Similarly, Benson's claim of inadequate ventilation does not rise to the level of a constitutional violation. His cell contains a window and a chuckhole, both of which could be opened to control air flow. There is no evidence that the air in his cell was somehow unsanitary. As compared to other cases that have found inadequate ventilation problems to be constitutionally serious, e.g., Ramos v. Lamm, 639 F.2d 559, 569 (10th Cir. 1980), cert. denied, 450 U.S. 1041, 68 L. Ed. 2d 239, 101 S. Ct. 1759 (1981), the plaintiff in the instant matter had some control over his environment and did not endure a situation of sufficient seriousness to implicate the Eighth Amendment. See Dixon, 1995 U.S. Dist. LEXIS 1154, 1995 WL 42229, at *2.
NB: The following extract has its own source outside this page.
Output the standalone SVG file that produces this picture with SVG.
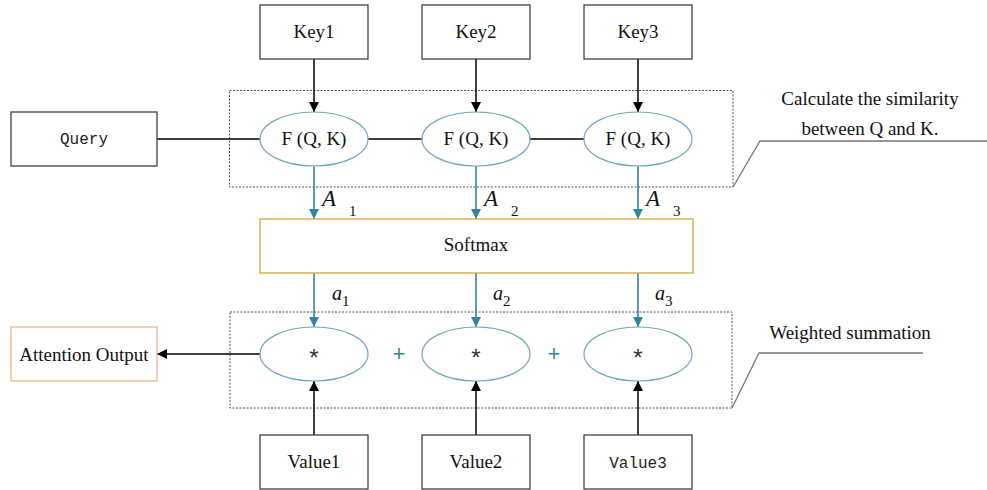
<svg xmlns="http://www.w3.org/2000/svg" width="987" height="490" viewBox="0 0 987 490">
<defs>
<marker id="ab" viewBox="0 0 10 10" refX="10" refY="5" markerWidth="10" markerHeight="10" markerUnits="userSpaceOnUse" orient="auto"><path d="M0,0 L10,5 L0,10 z" fill="#000"/></marker>
<marker id="at" viewBox="0 0 10 10" refX="10" refY="5" markerWidth="10" markerHeight="10" markerUnits="userSpaceOnUse" orient="auto"><path d="M0,0 L10,5 L0,10 z" fill="#31859C"/></marker>
</defs>
<style>
.box{fill:#fff;stroke:#404040;stroke-width:1.3}
.ell{fill:#fff;stroke:#6FA8BC;stroke-width:1.2}
.dash{fill:none;stroke:#555;stroke-width:1;stroke-dasharray:2,1.5}
.t{font-family:"Liberation Serif",serif;font-size:19px;fill:#111;text-anchor:middle}
.m{font-family:"Liberation Mono",monospace;font-size:16px;fill:#222;text-anchor:middle}
.k{stroke:#000;stroke-width:1.5;fill:none}
.c{stroke:#31859C;stroke-width:1.6;fill:none}
.it{font-family:"Liberation Serif",serif;font-style:italic;fill:#111}
.sub{font-family:"Liberation Serif",serif;font-size:15px;fill:#111}
.call{stroke:#777;stroke-width:1.3;fill:none}
.ast{font-family:"Liberation Mono",monospace;font-size:24px;fill:#333;text-anchor:middle}
.plus{font-family:"Liberation Sans",sans-serif;font-size:22px;fill:#31859C;text-anchor:middle}
</style>
<rect class="dash" x="229.5" y="90.5" width="503.5" height="96.5"/>
<rect class="dash" x="230" y="312" width="502" height="96"/>
<g id="connectors">
<path class="k" d="M314,59 V112" marker-end="url(#ab)"/>
<path class="k" d="M476,59 V112" marker-end="url(#ab)"/>
<path class="k" d="M638,59 V112" marker-end="url(#ab)"/>
<path class="k" d="M157,139 H260"/>
<path class="k" d="M368,139 H422"/>
<path class="k" d="M530,139 H584"/>
<path class="c" d="M314,166 V219" marker-end="url(#at)"/>
<path class="c" d="M476,166 V219" marker-end="url(#at)"/>
<path class="c" d="M638,166 V219" marker-end="url(#at)"/>
<path class="c" d="M314,273 V327" marker-end="url(#at)"/>
<path class="c" d="M476,273 V327" marker-end="url(#at)"/>
<path class="c" d="M638,273 V327" marker-end="url(#at)"/>
<path class="k" d="M260,354 H157" marker-end="url(#ab)"/>
<path class="k" d="M314,435 V381" marker-end="url(#ab)"/>
<path class="k" d="M476,435 V381" marker-end="url(#ab)"/>
<path class="k" d="M638,435 V381" marker-end="url(#ab)"/>
<path class="call" d="M733,187 L760,141 H987"/>
<path class="call" d="M732,408 L759,353 H923"/>
</g>
<g id="key1"><rect class="box" x="260" y="5" width="108" height="54"/><text class="t" x="314" y="38">Key1</text></g>
<g id="key2"><rect class="box" x="422" y="5" width="108" height="54"/><text class="t" x="476" y="38">Key2</text></g>
<g id="key3"><rect class="box" x="584" y="5" width="108" height="54"/><text class="t" x="638" y="38">Key3</text></g>
<g id="query"><rect class="box" x="11" y="112" width="146" height="54"/><text class="m" x="84" y="144">Query</text></g>
<g id="f1"><ellipse class="ell" cx="314" cy="139" rx="54" ry="27"/><text class="t" x="314" y="145" font-size="16">F (Q, K)</text></g>
<g id="f2"><ellipse class="ell" cx="476" cy="139" rx="54" ry="27"/><text class="t" x="476" y="145" font-size="16">F (Q, K)</text></g>
<g id="f3"><ellipse class="ell" cx="638" cy="139" rx="54" ry="27"/><text class="t" x="638" y="145" font-size="16">F (Q, K)</text></g>
<g id="softmax"><rect x="260" y="219" width="433" height="54" fill="#fff" stroke="#D4A83A" stroke-width="1.3"/><text class="t" x="476" y="251" font-size="17">Softmax</text></g>
<g id="labelsA">
<text class="it" x="322" y="206" font-size="23">A</text><text class="sub" x="349" y="216">1</text>
<text class="it" x="484" y="206" font-size="23">A</text><text class="sub" x="511" y="216">2</text>
<text class="it" x="646" y="206" font-size="23">A</text><text class="sub" x="673" y="216">3</text>
<text class="it" x="332" y="300" font-size="20">a</text><text class="sub" x="342" y="306" font-size="13">1</text>
<text class="it" x="493" y="300" font-size="20">a</text><text class="sub" x="503" y="306" font-size="13">2</text>
<text class="it" x="655" y="300" font-size="20">a</text><text class="sub" x="665" y="306" font-size="13">3</text>
</g>
<g id="m1"><ellipse class="ell" cx="314" cy="354" rx="54" ry="27"/><text class="ast" x="314" y="367">*</text></g>
<g id="m2"><ellipse class="ell" cx="476" cy="354" rx="54" ry="27"/><text class="ast" x="476" y="367">*</text></g>
<g id="m3"><ellipse class="ell" cx="638" cy="354" rx="54" ry="27"/><text class="ast" x="638" y="367">*</text></g>
<text class="plus" x="399" y="361">+</text>
<text class="plus" x="554" y="361">+</text>
<g id="output"><rect x="11" y="327" width="146" height="54" fill="#fff" stroke="#F4B183" stroke-width="1.3"/><text class="t" x="84" y="361" font-size="19.5">Attention Output</text></g>
<g id="value1"><rect class="box" x="260" y="435" width="108" height="54"/><text class="t" x="314" y="468">Value1</text></g>
<g id="value2"><rect class="box" x="422" y="435" width="108" height="54"/><text class="t" x="476" y="468">Value2</text></g>
<g id="value3"><rect class="box" x="584" y="435" width="108" height="54"/><text class="m" x="638" y="468">Value3</text></g>
<text class="t" x="870" y="105">Calculate the similarity</text>
<text class="t" x="870" y="135">between Q and K.</text>
<text class="t" x="850" y="339" font-size="20">Weighted summation</text>
</svg>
We do not condone the housing of prisoners in these conditions. Claims of inadequate heating and ventilation should be taken seriously by prison administrators and the public bodies that oversee them. However, based on the evidence submitted by Benson and the defendants, we cannot conclude that the conditions in the plaintiff's cell in Unit H were so egregious as to constitute cruel and unusual punishment.
For the reasons set forth above, the defendants' motion for summary judgment is granted. It is so ordered.